Kostiantyn Kostenevych
- Kostenevych and his coach Nam in Tallinn in 2023

Personal information
- Full name: Kostiantyn Dmytrovych Kostenevych
- Nationality: Ukraine
- Born: 25 June 1999 (age 27) Kharkiv, Ukraine

Sport
- Sport: Taekwondo
- Event: 80 kg
- Club: ShVSM (Kyiv)
- Coached by: Oleh Nam

Medal record
Men's taekwondo
Representing Ukraine
European Championships
| Silver medal – second place | 2024 Belgrade | 80 kg |
European Championships Olympic Categories
| Gold medal – first place | 2023 Tallinn | 87 kg |
World Juniors Championships
| Silver medal – second place | 2016 Burnaby | 68 kg |
European U21 Championships
| Gold medal – first place | 2019 Helsingborg | 74 kg |
| Bronze medal – third place | 2016 Grozny | 74 kg |
European Cadets Championships
| Gold medal – first place | 2013 Bucharest | 53 kg |

= Kostiantyn Kostenevych =

Ukrainian taekwondo practitioner (born 1999)

Kostiantyn Dmytrovych Kostenevych (Костянтин Дмитрович Костеневич; born 25 June 1999 in Kharkiv) is a Ukrainian taekwondo practitioner. He is 2024 European Championships silver medalist.

==Career==
First World Championships Kostenevych competed at was the 2019 tournament. In Manchester, he defeated Kim Jee-seok from South Korea but lost in the round of 32 to Mexican René Lizárraga. The next World Championships was more successful. He reached quarterfinals by defeating Yarobis Castañeda from Cuba, Faysal Sawadogo from Burkina Faso, and Richard Ordemann from Norway, but after that he lost to Seif Eissa from Egypt.

In 2023, Kostenevych represented Ukraine at the 2023 European Games. He defeated Júlio Ferreira from Portugal but lost to Polish Szymon Piątkowski in the quarterfinal.
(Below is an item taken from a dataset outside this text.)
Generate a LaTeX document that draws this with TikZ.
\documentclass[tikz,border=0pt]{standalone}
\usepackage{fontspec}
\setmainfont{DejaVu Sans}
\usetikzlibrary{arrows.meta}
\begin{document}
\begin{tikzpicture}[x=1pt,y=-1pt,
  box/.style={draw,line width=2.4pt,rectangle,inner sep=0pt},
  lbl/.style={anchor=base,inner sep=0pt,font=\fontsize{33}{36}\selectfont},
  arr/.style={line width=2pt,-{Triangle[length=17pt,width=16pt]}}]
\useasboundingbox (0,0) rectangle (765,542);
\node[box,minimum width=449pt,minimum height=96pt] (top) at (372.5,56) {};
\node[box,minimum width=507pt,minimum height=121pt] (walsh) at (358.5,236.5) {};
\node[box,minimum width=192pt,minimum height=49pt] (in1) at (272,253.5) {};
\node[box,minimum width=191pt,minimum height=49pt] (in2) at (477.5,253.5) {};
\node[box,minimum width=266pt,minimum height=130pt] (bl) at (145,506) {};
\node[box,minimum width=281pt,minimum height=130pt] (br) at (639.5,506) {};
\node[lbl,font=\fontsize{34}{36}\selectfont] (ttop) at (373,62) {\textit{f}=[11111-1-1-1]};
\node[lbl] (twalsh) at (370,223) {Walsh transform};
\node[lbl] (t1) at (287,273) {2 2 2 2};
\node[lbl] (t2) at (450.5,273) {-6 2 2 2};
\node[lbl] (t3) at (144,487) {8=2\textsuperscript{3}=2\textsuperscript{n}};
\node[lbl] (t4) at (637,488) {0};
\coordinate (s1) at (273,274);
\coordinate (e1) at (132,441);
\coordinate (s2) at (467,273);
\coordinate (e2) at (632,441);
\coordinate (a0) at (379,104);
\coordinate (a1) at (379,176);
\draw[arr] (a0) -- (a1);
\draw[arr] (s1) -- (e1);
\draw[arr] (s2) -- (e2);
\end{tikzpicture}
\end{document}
Kostenevych was selected for the 2024 European Olympic Qualification Tournament, but he failed to qualify for the 2024 Summer Olympics. In Sofia, he defeated Szymon Piątkowski from Poland but lost to Serbian Stefan Takov in the quarterfinals.

First major international success at senior level came in May 2024 when he won silver at the 2024 European Championships in Belgrade, defeating in the semifinal "neutral" Russian 2020 Olympic gold medalist Maksim Khramtsov and losing in the final to 2020 Olympic bronze medallist Toni Kanaet from Croatia.